Je commence par le chiffre de 50’000 : c’est le nombre des enfants entre 10 et 15 ans, en Suisse – soit près de 8 % – qui sont des jeunes proches aidants. Ces chiffres sont issus d’une étude de Careum Hochschule « Qu’est-ce qu’un jeune enfant aidant ? » Vous pouvez aussi trouver des extraits de témoignages sur le site www.young-carers.ch/que-disent-les-autres-jeunes-aidantes. « Je n’ai jamais mentionné que j’étais mal à l’aise et exprimé mes souffrances parce que je pensais que cela allait créer beaucoup plus de dommages. Et finalement, j’ai fait une enfance où l’on m’a complètement ignoré. » Ou : « C’est mon devoir d’aller dans cet hôpital psychiatrique rendre visite à ma mère. Il est impensable pour moi de me dire, alors que ma mère est dans cette prison médicalisée, que je peux aller jouer au basket, que je peux voir des amis, que je peux rigoler et que je peux sourire, ou que je peux être tout simplement un enfant de 13 ans qui s’occupe de ses petits problèmes. Impossible ! Je trahirais ma mère et je deviendrais le même que tout le monde autour d’elle. Je serais contre elle et l’abandonnerais à son triste sort. Je dois être pour elle et donc je ne peux pas être là pour moi. »

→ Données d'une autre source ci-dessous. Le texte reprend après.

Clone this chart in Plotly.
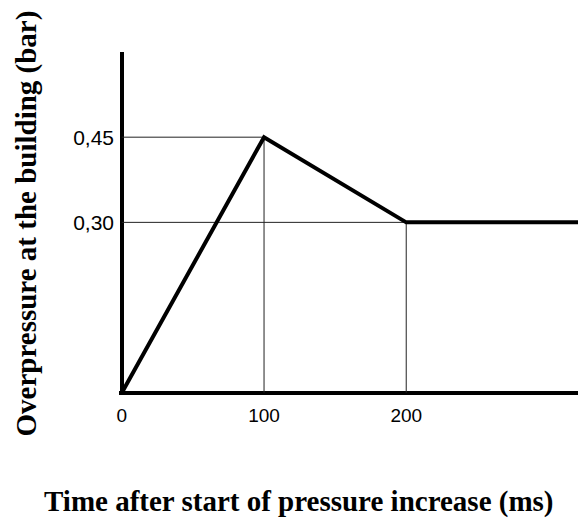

Comme le démontrent ces témoignages, ces enfants sont confrontés à leur angoisse, à leur peur, à la culpabilité ainsi qu’à la honte et au tabou d’avoir un parent ayant des difficultés. Car si, pour les adultes, être proche aidant représente une charge de travail et une énorme charge mentale, pour les enfants et les jeunes, c’est encore plus vrai. Pour répondre aux besoins de leurs proches et leur venir en aide, ces jeunes se mettent au service de leur famille. Ils consacrent tout leur temps pour aider, accompagner, encadrer, consoler et seconder la personne malade ou en demande d’aide, ce qui les éloigne de toute vie sociale et ainsi ne leur permet plus de vivre avec l’insouciance de leur âge. Elles et ils existent parce que l’on a besoin d’elles et d’eux, et non pas pour ce qu’elles et ils sont réellement. Leurs compétences ne sont pas reconnues ni valorisées, provoquant très souvent une faible estime d’elles ou d’eux-mêmes. A certaines étapes du développement de l’enfant, cette focalisation sur les besoins du proche plutôt que sur les siens impacte durablement l’identité du jeune. De plus, le temps qu’ils consacrent à leur mission de proche aidant est pris aux dépens de leurs études ou du temps qu’ils devraient consacrer aux loisirs, au repos ou à la détente. Diverses associations, dans le canton, font un travail remarquable – tant auprès des parents qu’auprès des enfants – mais pour qu’elles puissent agir tant auprès des jeunes que des familles afin de mettre en place des mesures pour aider la personne qui en a besoin et libérer les jeunes de la pression, il est important de pouvoir détecter au plus vite ces enfants pour effectuer une prévention des risques pour le développement psychique, d’épuisement, d’isolement et de décrochage scolaire.

Dès lors, le présent postulat demande, entre autres, au Conseil d’Etat diverses mesures pour mieux faire connaître et reconnaître le statut des jeunes proches aidants et également faire connaître l’action des associations actives autour de cette problématique afin de favoriser la prévention et le développement d’une sensibilisation et d’une communication destinée aux jeunes, car le terme de proche aidant ne permet pas à ces derniers de s’identifier. Et parce que l’école est le lieu où ils et elles passent le plus de temps hors du milieu familial, il est essentiel que les enseignants et les professionnels qui gravitent autour de l’enfance soient sensibilisés à la problématique dès le niveau primaire. Je vous remercie de votre intérêt pour ce thème et me réjouis d’en débattre avec vous lors d’une prochaine commission.

Mme Séverine Evéquoz (VER) — Président-e

Le postulat, cosigné par au moins 20 membres, est renvoyé à l’examen d’une commission.